I have seen plenty of step-by-step guides to writing an essay. Start with a thesis, do some research, come up with an outline, etc. etc. Coming in to this class, my writing process was essentially a messier version of this. I would come up with a thesis and then scribble notes in the margins of a yellow legal pad until I could form something that looked like an outline. From here I would squeeze the text into my ideas. I would spend hours trying to make this process work, but even my better essays felt artificial, like I wasn’t doing justice to the text.

I already knew that writing was a process, but I failed to realize that understanding literature is a process as well. A strong understanding of the text does not come in a moment of revelation and fit nicely into a five paragraph essay. It takes time and effort to work out a complete interpretation of the text. This will not follow a step-by-step, factory line kind of structure. It is a process that is fluid and adaptive based on an individual’s skills and needs and it definitely does not exist outside of the writing process. Writing requires digging into the text, exploring the contexts which it exists and developing, scrapping, and redeveloping all sorts of ideas. Most importantly through, a thorough writing process allows a reader’s growing understanding of the text to exist in the public eye. Writing is a way to process ideas and enter a conversation.

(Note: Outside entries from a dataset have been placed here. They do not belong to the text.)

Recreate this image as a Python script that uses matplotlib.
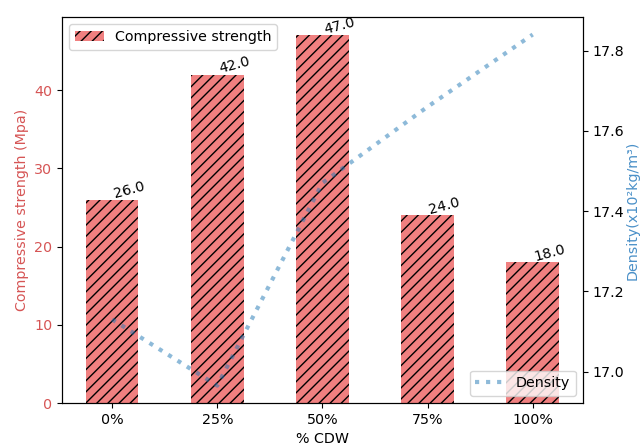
import numpy as np
import matplotlib.pyplot as plt

cdw = ['0%', '25%', '50%', '75%', '100%']
strength = [26.0, 42.0, 47.0, 24.0, 18.0]
density = [17.13, 16.965, 17.47, 17.66, 17.84]


def main():
    plt.rcParams['font.size'] = 10.3

    fig = plt.figure(figsize=(6.41, 4.47), dpi=100)
    fig.subplots_adjust(left=0.097, right=0.909, bottom=0.098, top=0.962)
    ax1 = fig.add_subplot(111)

    x = np.arange(len(cdw))
    bars = ax1.bar(x, strength, width=0.5, color='lightcoral', hatch='///',
                   edgecolor='black', linewidth=0, label='Compressive strength')
    for b, v in zip(bars, strength):
        ax1.text(b.get_x() + b.get_width() / 2, v + 0.2, f'{v:.1f}', rotation=15,
                 ha='left', va='baseline')

    ax1.set_xticks(x)
    ax1.set_xticklabels(cdw)
    ax1.set_xlabel('% CDW')
    ax1.set_ylabel('Compressive strength (Mpa)', color='#d65555')
    ax1.tick_params(axis='y', labelcolor='#d65555')
    ax1.legend(loc='upper left')

    ax2 = ax1.twinx()
    ax2.plot(x, density, linestyle=':', linewidth=3, color='tab:blue',
             alpha=0.5, label='Density')
    ax2.set_ylabel('Density(x10²kg/m³)', color='#4a90c8', labelpad=1)
    ax2.legend(loc='lower right')

    fig.savefig('out.png', dpi=100)


if __name__ == "__main__":
    main()
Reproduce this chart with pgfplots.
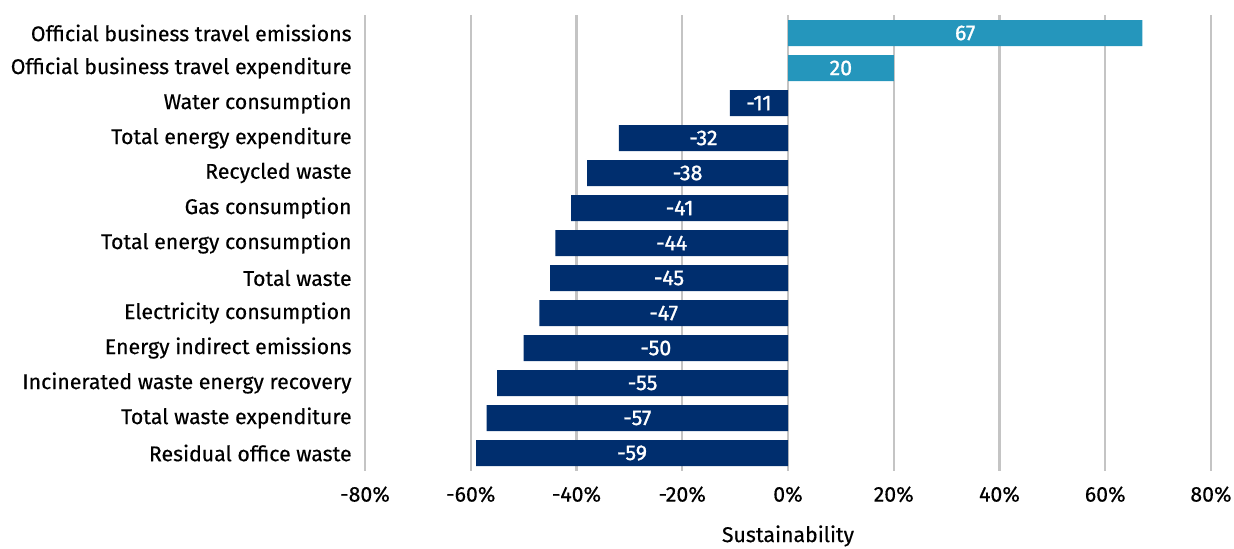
\documentclass[border=0pt]{standalone}
\usepackage{pgfplots}
\pgfplotsset{compat=1.18}
\usepackage{fontspec}
\setmainfont{Fira Sans}[FakeBold=0.4]
\newfontfamily\barfont{Fira Sans}[FakeBold=1.2]
\definecolor{barpos}{HTML}{2596BC}
\definecolor{barneg}{HTML}{002E6E}
\definecolor{gridc}{HTML}{C4C4C4}

\begin{document}
\begin{tikzpicture}[font=\fontsize{10.65}{13}\selectfont]
\begin{axis}[
  scale only axis, width=423pt, height=228pt,
  xbar, bar width=13pt, bar shift=0pt,
  xmin=-80, xmax=80, ymin=-0.514, ymax=12.514, y dir=reverse,
  xtick={-80,-60,...,80},
  xticklabels={-80\%,-60\%,-40\%,-20\%,0\%,20\%,40\%,60\%,80\%},
  ytick={0,...,12},
  yticklabels={Official business travel emissions,
    Official business travel expenditure, Water consumption,
    Total energy expenditure, Recycled waste, Gas consumption,
    Total energy consumption, Total waste, Electricity consumption,
    Energy indirect emissions, Incinerated waste energy recovery,
    Total waste expenditure, Residual office waste},
  xmajorgrids, grid style={gridc, line width=1.2pt},
  axis line style={draw=none}, major tick length=0pt,
  xticklabel style={anchor=north, inner sep=0pt, yshift=-7.5pt},
  yticklabel style={anchor=east, inner sep=0pt, xshift=-6.5pt},
  xlabel=Sustainability,
  xlabel style={at={(axis description cs:0.5,0)}, anchor=north, inner sep=0pt, yshift=-27pt},
  /pgf/number format/assume math mode=true,
  point meta=x,
  visualization depends on={rawx \as \rawx},
  nodes near coords={\pgfmathprintnumber{\pgfplotspointmeta}},
  nodes near coords style={white, anchor=center, inner sep=0pt, font=\barfont\fontsize{10.65}{13}\selectfont,
    shift={(axis direction cs:{-0.5*(\rawx)},0)}},
]
\addplot[draw=none, fill=barpos] coordinates {(67,0) (20,1)};
\addplot[draw=none, fill=barneg] coordinates {
  (-11,2) (-32,3) (-38,4) (-41,5) (-44,6) (-45,7) (-47,8)
  (-50,9) (-55,10) (-57,11) (-59,12)};
\coordinate (sw) at (axis description cs:0,0);
\end{axis}
\pgfresetboundingbox
\path[use as bounding box] ([shift={(-182.5pt,-38.5pt)}]sw) rectangle ++(617pt,274pt);
\end{tikzpicture}
\end{document}
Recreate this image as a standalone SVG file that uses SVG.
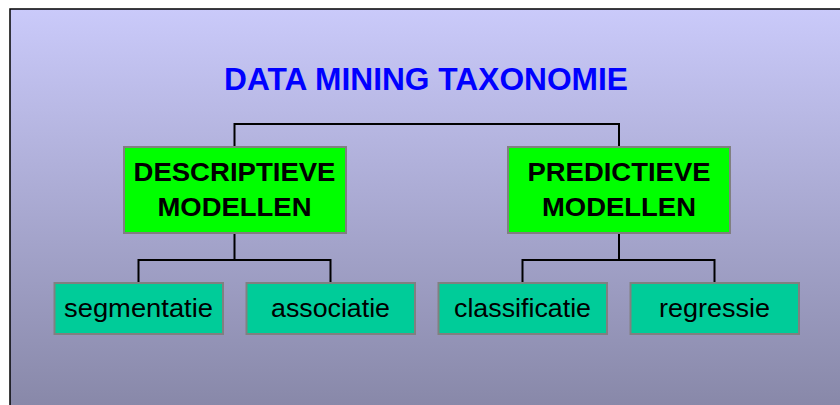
<svg xmlns="http://www.w3.org/2000/svg" width="840" height="405" viewBox="0 0 840 405">
  <defs>
    <linearGradient id="bg" x1="0" y1="0" x2="0" y2="1">
      <stop offset="0" stop-color="#cacafa"/>
      <stop offset="1" stop-color="#8686a6"/>
    </linearGradient>
    <style>
      .frame { fill: url(#bg); stroke: #000; stroke-width: 1.5; }
      .parent rect { fill: #00ff00; stroke: #808080; stroke-width: 2; }
      .child rect { fill: #00cc99; stroke: #808080; stroke-width: 2; }
      .parent text { font-family: "Liberation Sans", Arial, sans-serif; font-weight: bold; font-size: 26.5px; fill: #000; text-anchor: middle; }
      .child text { font-family: "Liberation Sans", Arial, sans-serif; font-size: 26.5px; fill: #000; text-anchor: middle; }
      .title { font-family: "Liberation Sans", Arial, sans-serif; font-weight: bold; font-size: 31px; fill: #0000ff; text-anchor: middle; }
      .conn { fill: none; stroke: #000; stroke-width: 2; }
    </style>
  </defs>
  <rect x="0" y="0" width="840" height="405" fill="#ffffff"/>
  <rect class="frame" x="10" y="9" width="840" height="410"/>
  <g id="title">
    <text class="title" x="426" y="90" textLength="404" lengthAdjust="spacingAndGlyphs">DATA MINING TAXONOMIE</text>
  </g>
  <g id="connectors">
    <path class="conn" d="M234.5,147 V124 H619 V147"/>
    <path class="conn" d="M234.5,233 V260 M138.5,283 V260 H330.5 V283"/>
    <path class="conn" d="M619,233 V260 M522.5,283 V260 H714.5 V283"/>
  </g>
  <g id="descriptieve" class="parent">
    <rect x="124" y="147" width="222" height="86"/>
    <text x="234.5" y="181" textLength="202" lengthAdjust="spacingAndGlyphs">DESCRIPTIEVE</text>
    <text x="234.5" y="215.5" textLength="154" lengthAdjust="spacingAndGlyphs">MODELLEN</text>
  </g>
  <g id="predictieve" class="parent">
    <rect x="508" y="147" width="222" height="86"/>
    <text x="619" y="181" textLength="183" lengthAdjust="spacingAndGlyphs">PREDICTIEVE</text>
    <text x="619" y="215.5" textLength="154" lengthAdjust="spacingAndGlyphs">MODELLEN</text>
  </g>
  <g id="segmentatie" class="child">
    <rect x="54.5" y="283" width="168.5" height="51"/>
    <text x="138.5" y="317" textLength="149" lengthAdjust="spacingAndGlyphs">segmentatie</text>
  </g>
  <g id="associatie" class="child">
    <rect x="246.5" y="283" width="168.5" height="51"/>
    <text x="330.5" y="317" textLength="119" lengthAdjust="spacingAndGlyphs">associatie</text>
  </g>
  <g id="classificatie" class="child">
    <rect x="438.5" y="283" width="168.5" height="51"/>
    <text x="522.5" y="317" textLength="137" lengthAdjust="spacingAndGlyphs">classificatie</text>
  </g>
  <g id="regressie" class="child">
    <rect x="630.5" y="283" width="168.5" height="51"/>
    <text x="714.5" y="317" textLength="111" lengthAdjust="spacingAndGlyphs">regressie</text>
  </g>
</svg>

The importance of recognizing the correlation between reading and writing goes beyond literature and writing. When we boil it down, the connection between the reading and writing process is an example of how communication helps us to develop the way we process the world around us.  In the same way that using Freud’s description of Melancholia helps us understand why Hamlet treats women so poorly, an understanding of the personal lives of refugees help us to understand the importance of providing aid in the refugee crisis. In America’s current climate, we see politicians and consumers alike jumping to radical conclusions with little to no context. Take for example this tweet from Donald Trump. When  2018 Teacher of the Year, Mandy Manning, was presented with her award, she presented Donald Trump with a collection of letters from her immigrant and refugee students. In a sense, she basically handed him several contexts by which to understand the crisis at hand. Manning recognized that Trump was jumping to conclusions about the types of people that were entering the country. Had Trump developed his ideas as he communicated with the stories of refugees, perhaps he would act more compassionately towards them.

Over the course of the semester we have written six essays with a variety of topics and methodologies. I present to you my four strongest. They show the skills I have developed over the course of the semester. In addition to these works, I have also included a process portfolio which shows my newly found understanding of the fluidity of the writing process and how that has shifted the way I understand literature as a whole

My first essay “The Power of the Audience in The Tempest”, is a close reading of The Tempest using historical context. I was working from a close reading that I had already written so my eyes were really opened to the power of research. Research not only adds depth to an argument, but it can lead the claim itself in an entirely new direction.

I then took my next essay, “The Tempest: Shakespeare’s Rebellion” one step further by incorporating critical sources and inserting my own ideas into a conversation. The process of developing this essay taught me that while sources can be helpful they can also take a paper on the right track and derail it entirely. I found that the critical source I was using was unreliable and ultimately took away from the strength of my argument.

Next is, “Losing Order in Loss: Tracking Hamlet’s Melancholia,” a psychoanalytic critique of Hamlet. Dealing with Freud, a more complex, methodological context, taught me the importance of clearly and thoroughly articulating the content of a source. Doing this in my revisions helped me to clarify my claim and structure my argument better.

By the time I sat down to write my feminist critique, “Performative Gender in Hamlet’s Grief,” I was relatively confident in using methodological sources. My next step was to find a way to apply that context so that I can support my argument with a strong logical foothold.

Along with realizing that the writing process is complex, I have also realized that there are times when an essay is not worth pursuing. I found this to be true in my initial close reading of The Tempest, which I chose to develop using strategies we learned later in the class, and in a social critique of Hamlet, which required more effort to revise than I could give without sacrificing the quality of some of my other pieces. More details about this process can be found in the process portfolio.

I realized that sources are not only used to strengthen an argument, they are used to put a piece of writing into conversation. They help to develop ideas rather than strengthening pre existing ones. In such a politically divisive time, this skill is more important than ever. Going forward, I will aim to seek out conversations in order to develop my ideas to the fullest extent.